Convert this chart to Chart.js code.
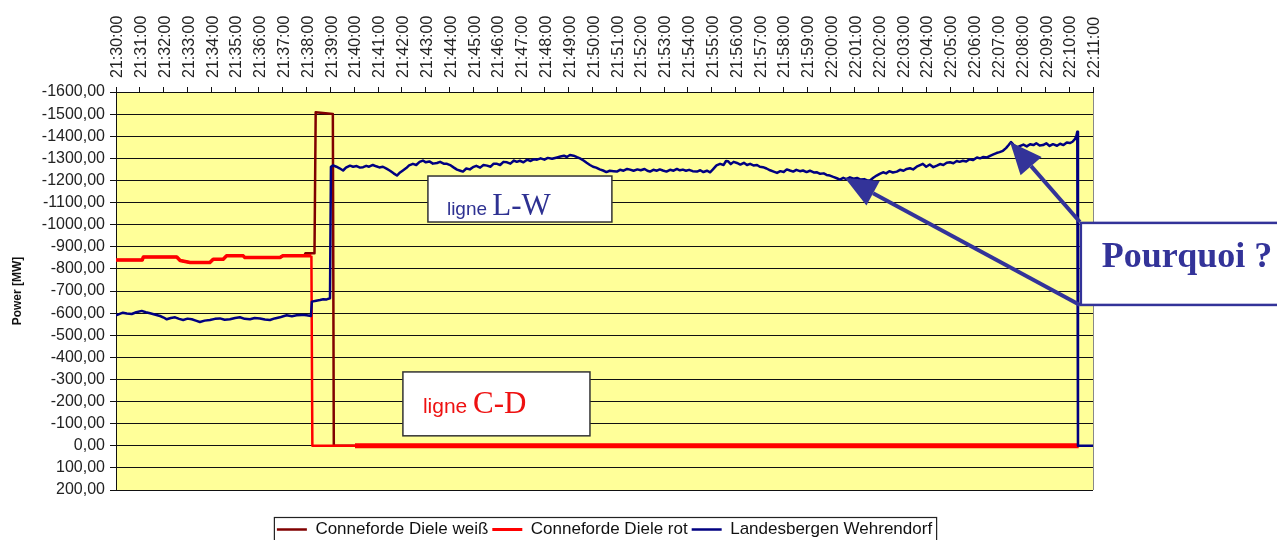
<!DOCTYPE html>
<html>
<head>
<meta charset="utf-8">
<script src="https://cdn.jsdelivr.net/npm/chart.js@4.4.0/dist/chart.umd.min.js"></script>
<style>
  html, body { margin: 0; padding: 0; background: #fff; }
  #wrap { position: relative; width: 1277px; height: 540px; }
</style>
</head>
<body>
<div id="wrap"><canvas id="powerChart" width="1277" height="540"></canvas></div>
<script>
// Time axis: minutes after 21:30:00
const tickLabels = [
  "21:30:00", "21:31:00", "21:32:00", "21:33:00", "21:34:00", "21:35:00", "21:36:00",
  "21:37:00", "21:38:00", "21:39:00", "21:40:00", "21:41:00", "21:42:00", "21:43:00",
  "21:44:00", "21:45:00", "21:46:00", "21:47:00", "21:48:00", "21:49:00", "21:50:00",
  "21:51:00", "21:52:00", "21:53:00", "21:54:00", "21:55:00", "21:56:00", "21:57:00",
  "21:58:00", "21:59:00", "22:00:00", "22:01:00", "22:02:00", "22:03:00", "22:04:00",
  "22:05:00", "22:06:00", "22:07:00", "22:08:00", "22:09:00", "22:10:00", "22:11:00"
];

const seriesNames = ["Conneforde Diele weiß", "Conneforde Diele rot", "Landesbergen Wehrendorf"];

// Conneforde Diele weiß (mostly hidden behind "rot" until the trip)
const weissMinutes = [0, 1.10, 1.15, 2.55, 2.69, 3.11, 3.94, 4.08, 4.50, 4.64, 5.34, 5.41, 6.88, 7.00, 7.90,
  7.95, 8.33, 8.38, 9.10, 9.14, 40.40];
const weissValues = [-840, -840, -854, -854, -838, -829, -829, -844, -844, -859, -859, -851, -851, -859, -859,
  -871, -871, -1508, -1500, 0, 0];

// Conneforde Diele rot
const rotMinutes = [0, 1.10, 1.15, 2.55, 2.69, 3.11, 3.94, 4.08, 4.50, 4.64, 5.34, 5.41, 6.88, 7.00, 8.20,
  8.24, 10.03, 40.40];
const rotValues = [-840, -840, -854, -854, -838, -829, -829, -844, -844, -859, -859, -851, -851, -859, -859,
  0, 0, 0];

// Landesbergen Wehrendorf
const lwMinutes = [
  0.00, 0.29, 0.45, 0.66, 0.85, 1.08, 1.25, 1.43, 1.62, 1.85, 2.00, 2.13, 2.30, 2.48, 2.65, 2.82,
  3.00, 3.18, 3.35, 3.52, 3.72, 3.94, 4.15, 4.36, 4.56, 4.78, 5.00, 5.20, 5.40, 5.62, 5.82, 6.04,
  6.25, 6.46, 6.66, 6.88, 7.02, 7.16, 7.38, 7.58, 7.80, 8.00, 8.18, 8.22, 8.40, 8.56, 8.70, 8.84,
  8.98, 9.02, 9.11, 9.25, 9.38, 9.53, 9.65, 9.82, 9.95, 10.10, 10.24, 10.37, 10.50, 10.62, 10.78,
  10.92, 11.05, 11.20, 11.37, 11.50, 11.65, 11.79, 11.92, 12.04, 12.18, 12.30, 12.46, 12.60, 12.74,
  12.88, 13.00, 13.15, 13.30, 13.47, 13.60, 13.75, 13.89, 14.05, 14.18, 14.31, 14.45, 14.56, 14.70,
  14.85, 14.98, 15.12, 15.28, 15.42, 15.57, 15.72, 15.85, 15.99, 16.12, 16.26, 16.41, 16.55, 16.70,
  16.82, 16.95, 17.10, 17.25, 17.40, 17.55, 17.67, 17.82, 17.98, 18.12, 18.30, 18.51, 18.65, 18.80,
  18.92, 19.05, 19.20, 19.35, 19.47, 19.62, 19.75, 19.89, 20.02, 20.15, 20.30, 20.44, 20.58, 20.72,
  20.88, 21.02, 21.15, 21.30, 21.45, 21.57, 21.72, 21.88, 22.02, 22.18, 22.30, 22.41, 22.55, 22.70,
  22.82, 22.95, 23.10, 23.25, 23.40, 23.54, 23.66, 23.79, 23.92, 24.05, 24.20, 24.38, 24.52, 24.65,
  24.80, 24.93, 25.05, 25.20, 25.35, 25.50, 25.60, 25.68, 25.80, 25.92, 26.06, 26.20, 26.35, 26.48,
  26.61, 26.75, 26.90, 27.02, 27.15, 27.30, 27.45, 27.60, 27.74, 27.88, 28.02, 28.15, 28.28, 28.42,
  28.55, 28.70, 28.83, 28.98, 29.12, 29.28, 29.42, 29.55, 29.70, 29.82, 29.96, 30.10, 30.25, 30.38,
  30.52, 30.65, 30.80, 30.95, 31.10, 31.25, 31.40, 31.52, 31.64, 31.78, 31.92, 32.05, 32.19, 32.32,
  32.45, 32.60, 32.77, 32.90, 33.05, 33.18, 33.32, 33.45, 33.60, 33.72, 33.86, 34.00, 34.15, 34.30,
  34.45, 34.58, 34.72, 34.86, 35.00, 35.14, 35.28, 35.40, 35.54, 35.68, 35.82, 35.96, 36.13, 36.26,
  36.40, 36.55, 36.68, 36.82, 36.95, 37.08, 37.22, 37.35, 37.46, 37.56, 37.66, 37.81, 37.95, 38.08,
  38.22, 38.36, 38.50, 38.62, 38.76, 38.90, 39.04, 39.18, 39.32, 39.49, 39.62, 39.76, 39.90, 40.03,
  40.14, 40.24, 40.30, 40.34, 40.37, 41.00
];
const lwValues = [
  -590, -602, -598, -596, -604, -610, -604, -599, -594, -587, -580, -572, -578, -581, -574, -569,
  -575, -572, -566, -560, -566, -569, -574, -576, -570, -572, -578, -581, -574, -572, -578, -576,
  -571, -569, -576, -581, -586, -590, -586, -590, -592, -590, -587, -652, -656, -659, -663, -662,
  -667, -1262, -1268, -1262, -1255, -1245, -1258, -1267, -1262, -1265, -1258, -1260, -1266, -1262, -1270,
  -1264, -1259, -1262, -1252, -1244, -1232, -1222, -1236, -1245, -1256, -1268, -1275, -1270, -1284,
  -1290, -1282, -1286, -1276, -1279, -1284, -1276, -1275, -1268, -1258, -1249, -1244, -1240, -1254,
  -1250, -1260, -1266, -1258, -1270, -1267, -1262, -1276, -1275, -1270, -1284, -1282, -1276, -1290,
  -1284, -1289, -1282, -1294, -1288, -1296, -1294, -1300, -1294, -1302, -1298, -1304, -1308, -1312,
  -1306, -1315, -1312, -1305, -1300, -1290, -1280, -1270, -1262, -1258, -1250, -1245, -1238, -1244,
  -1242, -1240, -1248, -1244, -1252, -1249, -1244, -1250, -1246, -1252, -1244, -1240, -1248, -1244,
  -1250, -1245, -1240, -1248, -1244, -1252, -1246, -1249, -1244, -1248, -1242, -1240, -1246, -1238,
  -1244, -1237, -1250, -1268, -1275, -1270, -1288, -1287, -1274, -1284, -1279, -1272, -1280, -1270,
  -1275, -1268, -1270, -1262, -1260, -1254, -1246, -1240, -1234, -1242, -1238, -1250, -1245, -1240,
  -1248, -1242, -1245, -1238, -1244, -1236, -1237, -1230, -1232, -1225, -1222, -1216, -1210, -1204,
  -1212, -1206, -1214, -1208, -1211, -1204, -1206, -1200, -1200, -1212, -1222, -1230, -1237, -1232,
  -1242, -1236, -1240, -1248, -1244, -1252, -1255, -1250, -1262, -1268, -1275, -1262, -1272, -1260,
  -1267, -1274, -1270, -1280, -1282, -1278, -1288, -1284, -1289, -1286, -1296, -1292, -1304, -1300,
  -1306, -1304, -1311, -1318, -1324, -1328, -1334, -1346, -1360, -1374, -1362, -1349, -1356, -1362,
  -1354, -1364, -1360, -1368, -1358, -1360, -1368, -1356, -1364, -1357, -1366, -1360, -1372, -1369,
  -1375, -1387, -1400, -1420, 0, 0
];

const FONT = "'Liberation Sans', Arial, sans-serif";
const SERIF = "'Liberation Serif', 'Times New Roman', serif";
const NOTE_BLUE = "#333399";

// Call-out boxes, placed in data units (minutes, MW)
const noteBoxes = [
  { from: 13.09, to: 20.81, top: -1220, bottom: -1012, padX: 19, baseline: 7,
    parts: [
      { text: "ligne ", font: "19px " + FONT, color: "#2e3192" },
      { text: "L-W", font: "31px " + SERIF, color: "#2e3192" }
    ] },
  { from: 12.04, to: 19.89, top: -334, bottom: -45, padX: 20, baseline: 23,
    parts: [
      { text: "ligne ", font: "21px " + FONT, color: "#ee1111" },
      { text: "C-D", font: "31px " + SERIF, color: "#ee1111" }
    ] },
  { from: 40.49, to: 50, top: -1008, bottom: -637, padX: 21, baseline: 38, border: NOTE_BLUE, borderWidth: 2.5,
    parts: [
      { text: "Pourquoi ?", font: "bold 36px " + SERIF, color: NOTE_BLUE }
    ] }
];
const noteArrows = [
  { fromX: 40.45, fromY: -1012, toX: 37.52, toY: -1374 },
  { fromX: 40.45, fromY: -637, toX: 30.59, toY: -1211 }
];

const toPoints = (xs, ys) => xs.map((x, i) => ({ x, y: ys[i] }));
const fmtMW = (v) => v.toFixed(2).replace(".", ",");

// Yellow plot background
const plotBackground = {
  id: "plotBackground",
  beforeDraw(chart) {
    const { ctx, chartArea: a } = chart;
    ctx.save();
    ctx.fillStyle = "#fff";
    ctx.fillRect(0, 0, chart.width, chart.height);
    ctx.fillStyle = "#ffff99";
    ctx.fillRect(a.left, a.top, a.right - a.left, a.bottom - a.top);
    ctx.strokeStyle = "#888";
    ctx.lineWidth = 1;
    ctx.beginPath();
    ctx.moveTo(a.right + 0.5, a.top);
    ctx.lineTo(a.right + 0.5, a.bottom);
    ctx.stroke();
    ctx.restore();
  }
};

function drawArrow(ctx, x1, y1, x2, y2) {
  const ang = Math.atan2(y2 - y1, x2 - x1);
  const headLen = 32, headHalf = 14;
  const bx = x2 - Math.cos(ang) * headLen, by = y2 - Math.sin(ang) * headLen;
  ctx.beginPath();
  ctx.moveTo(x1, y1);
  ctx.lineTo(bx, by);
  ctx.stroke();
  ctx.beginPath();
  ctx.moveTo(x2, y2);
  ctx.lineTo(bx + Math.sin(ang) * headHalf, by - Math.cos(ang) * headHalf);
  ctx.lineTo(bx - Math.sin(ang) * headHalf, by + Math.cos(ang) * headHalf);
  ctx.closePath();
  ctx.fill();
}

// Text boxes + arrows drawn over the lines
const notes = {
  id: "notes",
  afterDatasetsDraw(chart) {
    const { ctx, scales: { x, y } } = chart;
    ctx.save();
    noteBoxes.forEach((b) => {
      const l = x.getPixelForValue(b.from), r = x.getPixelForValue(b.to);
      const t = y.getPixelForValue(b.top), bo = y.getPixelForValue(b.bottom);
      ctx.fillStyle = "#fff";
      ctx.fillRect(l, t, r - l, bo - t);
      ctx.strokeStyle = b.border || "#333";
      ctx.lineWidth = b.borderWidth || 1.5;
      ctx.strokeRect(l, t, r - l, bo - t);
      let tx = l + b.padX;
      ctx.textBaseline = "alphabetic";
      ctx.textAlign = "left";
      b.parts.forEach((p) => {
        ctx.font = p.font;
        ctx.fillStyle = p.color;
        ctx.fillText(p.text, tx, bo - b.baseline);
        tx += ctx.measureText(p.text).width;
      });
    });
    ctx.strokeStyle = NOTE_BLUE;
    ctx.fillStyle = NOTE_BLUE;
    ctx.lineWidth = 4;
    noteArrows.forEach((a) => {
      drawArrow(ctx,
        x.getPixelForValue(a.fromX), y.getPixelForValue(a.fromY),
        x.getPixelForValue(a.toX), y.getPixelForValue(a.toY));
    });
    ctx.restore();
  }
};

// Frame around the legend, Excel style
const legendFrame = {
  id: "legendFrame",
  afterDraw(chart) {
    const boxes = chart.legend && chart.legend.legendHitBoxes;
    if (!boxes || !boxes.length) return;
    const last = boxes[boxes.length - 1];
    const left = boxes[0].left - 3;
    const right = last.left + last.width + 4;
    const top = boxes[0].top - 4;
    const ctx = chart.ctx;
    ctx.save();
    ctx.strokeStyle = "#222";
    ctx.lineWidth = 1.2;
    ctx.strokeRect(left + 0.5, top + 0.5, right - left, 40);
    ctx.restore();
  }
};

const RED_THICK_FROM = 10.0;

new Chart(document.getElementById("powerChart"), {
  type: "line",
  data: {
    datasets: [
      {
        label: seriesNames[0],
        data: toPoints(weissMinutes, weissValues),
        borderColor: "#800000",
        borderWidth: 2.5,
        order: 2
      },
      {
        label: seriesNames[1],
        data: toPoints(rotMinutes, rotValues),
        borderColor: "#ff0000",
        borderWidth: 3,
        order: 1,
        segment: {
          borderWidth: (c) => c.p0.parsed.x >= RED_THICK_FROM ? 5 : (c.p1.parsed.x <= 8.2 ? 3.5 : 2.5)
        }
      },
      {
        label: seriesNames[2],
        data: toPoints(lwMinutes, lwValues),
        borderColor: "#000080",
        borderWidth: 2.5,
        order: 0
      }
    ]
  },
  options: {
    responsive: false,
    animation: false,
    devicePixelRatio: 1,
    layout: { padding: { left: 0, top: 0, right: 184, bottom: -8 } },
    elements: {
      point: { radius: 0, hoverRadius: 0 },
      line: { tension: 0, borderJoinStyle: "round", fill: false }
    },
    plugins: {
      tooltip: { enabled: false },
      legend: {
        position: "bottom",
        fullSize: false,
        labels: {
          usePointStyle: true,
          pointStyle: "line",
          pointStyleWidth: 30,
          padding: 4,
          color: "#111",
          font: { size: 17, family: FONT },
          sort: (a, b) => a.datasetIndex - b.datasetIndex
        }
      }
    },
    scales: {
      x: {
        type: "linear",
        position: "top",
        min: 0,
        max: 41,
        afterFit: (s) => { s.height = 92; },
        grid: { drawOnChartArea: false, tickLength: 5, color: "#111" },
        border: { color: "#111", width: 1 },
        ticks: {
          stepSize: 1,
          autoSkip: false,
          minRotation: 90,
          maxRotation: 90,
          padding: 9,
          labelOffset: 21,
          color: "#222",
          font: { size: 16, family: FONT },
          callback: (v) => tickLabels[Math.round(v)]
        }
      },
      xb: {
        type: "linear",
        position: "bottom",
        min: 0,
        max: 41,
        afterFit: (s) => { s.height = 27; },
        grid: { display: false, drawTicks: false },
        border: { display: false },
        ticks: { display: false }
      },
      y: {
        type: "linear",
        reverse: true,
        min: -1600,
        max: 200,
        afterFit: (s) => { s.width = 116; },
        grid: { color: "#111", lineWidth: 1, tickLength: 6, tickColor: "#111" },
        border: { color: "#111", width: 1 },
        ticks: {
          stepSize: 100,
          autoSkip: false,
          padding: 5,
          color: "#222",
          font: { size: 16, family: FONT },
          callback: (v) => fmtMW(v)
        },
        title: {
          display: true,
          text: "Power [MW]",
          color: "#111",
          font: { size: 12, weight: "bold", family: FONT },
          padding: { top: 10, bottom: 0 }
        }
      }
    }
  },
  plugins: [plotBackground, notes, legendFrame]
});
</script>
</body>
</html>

--

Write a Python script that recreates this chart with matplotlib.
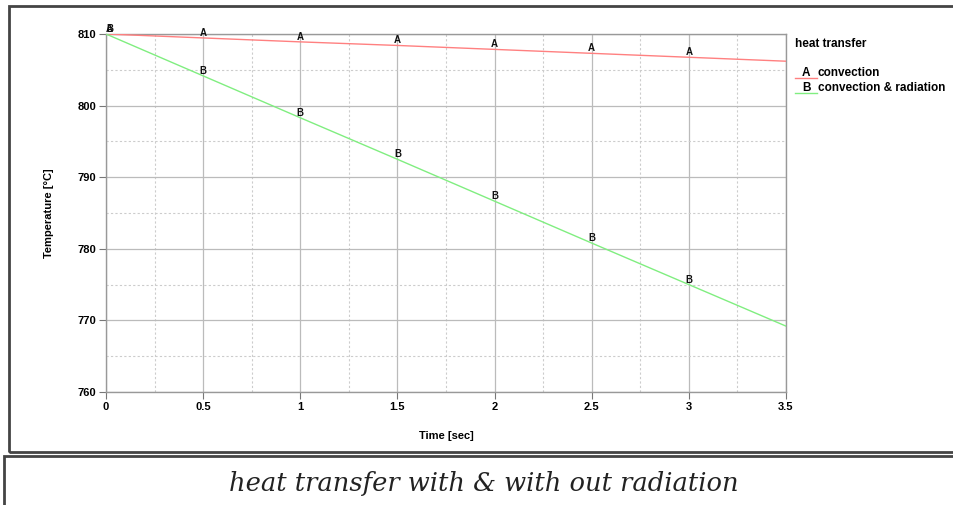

--

# What is asked:
List every line in the records above that contains the word "script".

# Written solution:
<script src="https://cdn.jsdelivr.net/npm/chart.js@4.4.0/dist/chart.umd.min.js"></script>
<script>
</script>
Write a Python script that recreates this chart with matplotlib.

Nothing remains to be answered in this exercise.